## Information supplied

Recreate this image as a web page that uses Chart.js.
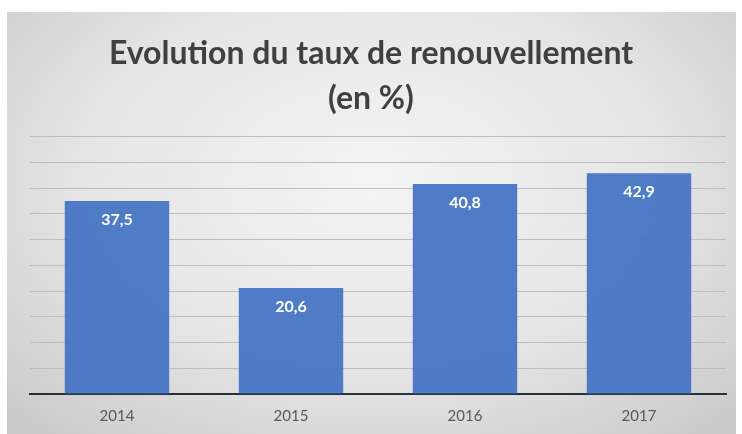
<!DOCTYPE html>
<html lang="fr">
<head>
    <meta charset="UTF-8">
    <title>Evolution du taux de renouvellement</title>
    <script src="https://cdn.jsdelivr.net/npm/chart.js@4.4.1/dist/chart.umd.min.js"></script>
    <style>
        html, body { margin: 0; padding: 0; background: #fff; }
        #wrap {
            position: relative; width: 742px; height: 434px; overflow: hidden;
        }
        #bg {
            position: absolute; left: 7px; top: 12px; width: 729px; height: 422px;
            background: radial-gradient(ellipse 70% 80% at 50% 40%, #f4f4f4 0%, #e6e6e6 55%, #cacaca 100%);
        }
        #chart { position: absolute; left: 0; top: 0; }
    </style>
</head>
<body>
    <div id="wrap">
        <div id="bg"></div>
        <canvas id="chart" width="742" height="434"></canvas>
    </div>

    <script>
       const years = ['2014', '2015', '2016', '2017'];
       const taux = [37.5, 20.6, 40.8, 42.9];
       const titleLines = ['Evolution du taux de renouvellement', '(en %)'];

       // etiquettes blanches en haut de chaque barre
       const barLabels = {
           id: 'barLabels',
           afterDatasetsDraw(chart) {
               const ctx = chart.ctx;
               const meta = chart.getDatasetMeta(0);
               ctx.save();
               ctx.fillStyle = '#ffffff';
               ctx.font = 'bold 16px Lato';
               ctx.textAlign = 'center';
               ctx.textBaseline = 'middle';
               meta.data.forEach((bar, i) => {
                   const txt = taux[i].toFixed(1).replace('.', ',');
                   ctx.fillText(txt, bar.x, bar.y + 19);
               });
               ctx.restore();
           }
       };

       const ctx = document.getElementById('chart').getContext('2d');
       const myChart = new Chart(ctx, {
           type: 'bar',
           data: {
               labels: years,
               datasets: [{
                   data: taux,
                   backgroundColor: 'rgba(68, 114, 196, 0.93)',
                   borderWidth: 0,
                   categoryPercentage: 1,
                   barPercentage: 0.6
               }]
           },
           options: {
               responsive: false,
               animation: false,
               layout: { padding: { left: 16, right: 16, top: 31, bottom: 4 } },
               plugins: {
                   legend: { display: false },
                   tooltip: { enabled: false },
                   title: {
                       display: true,
                       text: titleLines,
                       color: '#404040',
                       font: { family: 'Lato', size: 32, weight: 'bold', lineHeight: 1.4 },
                       padding: { top: 0, bottom: 16 }
                   }
               },
               scales: {
                   x: {
                       grid: { display: false },
                       border: { display: true, color: '#263238', width: 2 },
                       ticks: { color: '#595959', font: { family: 'Lato', size: 15 }, padding: 5 }
                   },
                   y: {
                       min: 0,
                       max: 50,
                       ticks: { display: false, stepSize: 5 },
                       border: { display: false },
                       grid: { color: '#bdbdbd', lineWidth: 1, drawTicks: false },
                       afterFit(scale) { scale.width = 14; }
                   }
               }
           },
           plugins: [barLabels]
       });
    </script>
</body>
</html>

## To be done
Leave the pictures out, and print every line of the listing exactly as written.

## Task answer
Recreate this image as a web page that uses Chart.js.
<!DOCTYPE html>
<html lang="fr">
<head>
    <meta charset="UTF-8">
    <title>Evolution du taux de renouvellement</title>
    <script src="https://cdn.jsdelivr.net/npm/chart.js@4.4.1/dist/chart.umd.min.js"></script>
    <style>
        html, body { margin: 0; padding: 0; background: #fff; }
        #wrap {
            position: relative; width: 742px; height: 434px; overflow: hidden;
        }
        #bg {
            position: absolute; left: 7px; top: 12px; width: 729px; height: 422px;
            background: radial-gradient(ellipse 70% 80% at 50% 40%, #f4f4f4 0%, #e6e6e6 55%, #cacaca 100%);
        }
        #chart { position: absolute; left: 0; top: 0; }
    </style>
</head>
<body>
    <div id="wrap">
        <div id="bg"></div>
        <canvas id="chart" width="742" height="434"></canvas>
    </div>

    <script>
       const years = ['2014', '2015', '2016', '2017'];
       const taux = [37.5, 20.6, 40.8, 42.9];
       const titleLines = ['Evolution du taux de renouvellement', '(en %)'];

       // etiquettes blanches en haut de chaque barre
       const barLabels = {
           id: 'barLabels',
           afterDatasetsDraw(chart) {
               const ctx = chart.ctx;
               const meta = chart.getDatasetMeta(0);
               ctx.save();
               ctx.fillStyle = '#ffffff';
               ctx.font = 'bold 16px Lato';
               ctx.textAlign = 'center';
               ctx.textBaseline = 'middle';
               meta.data.forEach((bar, i) => {
                   const txt = taux[i].toFixed(1).replace('.', ',');
                   ctx.fillText(txt, bar.x, bar.y + 19);
               });
               ctx.restore();
           }
       };

       const ctx = document.getElementById('chart').getContext('2d');
       const myChart = new Chart(ctx, {
           type: 'bar',
           data: {
               labels: years,
               datasets: [{
                   data: taux,
                   backgroundColor: 'rgba(68, 114, 196, 0.93)',
                   borderWidth: 0,
                   categoryPercentage: 1,
                   barPercentage: 0.6
               }]
           },
           options: {
               responsive: false,
               animation: false,
               layout: { padding: { left: 16, right: 16, top: 31, bottom: 4 } },
               plugins: {
                   legend: { display: false },
                   tooltip: { enabled: false },
                   title: {
                       display: true,
                       text: titleLines,
                       color: '#404040',
                       font: { family: 'Lato', size: 32, weight: 'bold', lineHeight: 1.4 },
                       padding: { top: 0, bottom: 16 }
                   }
               },
               scales: {
                   x: {
                       grid: { display: false },
                       border: { display: true, color: '#263238', width: 2 },
                       ticks: { color: '#595959', font: { family: 'Lato', size: 15 }, padding: 5 }
                   },
                   y: {
                       min: 0,
                       max: 50,
                       ticks: { display: false, stepSize: 5 },
                       border: { display: false },
                       grid: { color: '#bdbdbd', lineWidth: 1, drawTicks: false },
                       afterFit(scale) { scale.width = 14; }
                   }
               }
           },
           plugins: [barLabels]
       });
    </script>
</body>
</html>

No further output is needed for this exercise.